North Carolina

Trial Starting in Defamation Lawsuit Against Author Nicholas Sparks

Saul Hillel Benjamin accuses "The Notebook" author of telling Epiphany School parents, a job recruiter and others that he suffered from mental illness

The trial is getting underway in a lawsuit that accuses novelist Nicholas Sparks of defaming the former headmaster of a private Christian school he founded in North Carolina.

Saul Hillel Benjamin accuses Sparks of telling Epiphany School parents, a job recruiter and others that he suffered from mental illness.

The jury in the trial beginning Wednesday in Raleigh will decide whether the private K-12 school in Spark's hometown of New Bern, the author and the foundation Sparks created to support the school should pay damages.

Benjamin's lawsuit alleges that the author of "Message in a Bottle" and "The Notebook" defamed him and violated the Americans with Disabilities Act.
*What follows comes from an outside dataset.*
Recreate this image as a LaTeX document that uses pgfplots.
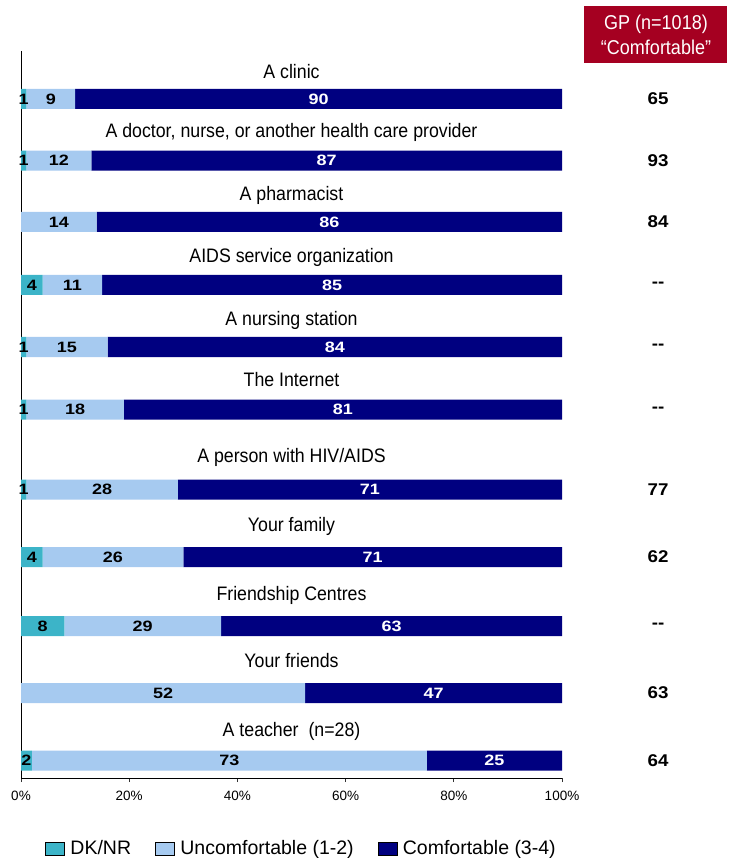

Benjamin was in the headmaster's position for less than five months and says he was forced out. He headed the college-prep K-12 school in Sparks’ hometown of 30,000 people about 120 miles (193 kilometers) east of Raleigh between July and November 2013. Benjamin's hiring came after professorial jobs in Morocco, Germany and Lebanon and working as a senior adviser in President Bill Clinton’s Education Department, according to his resume.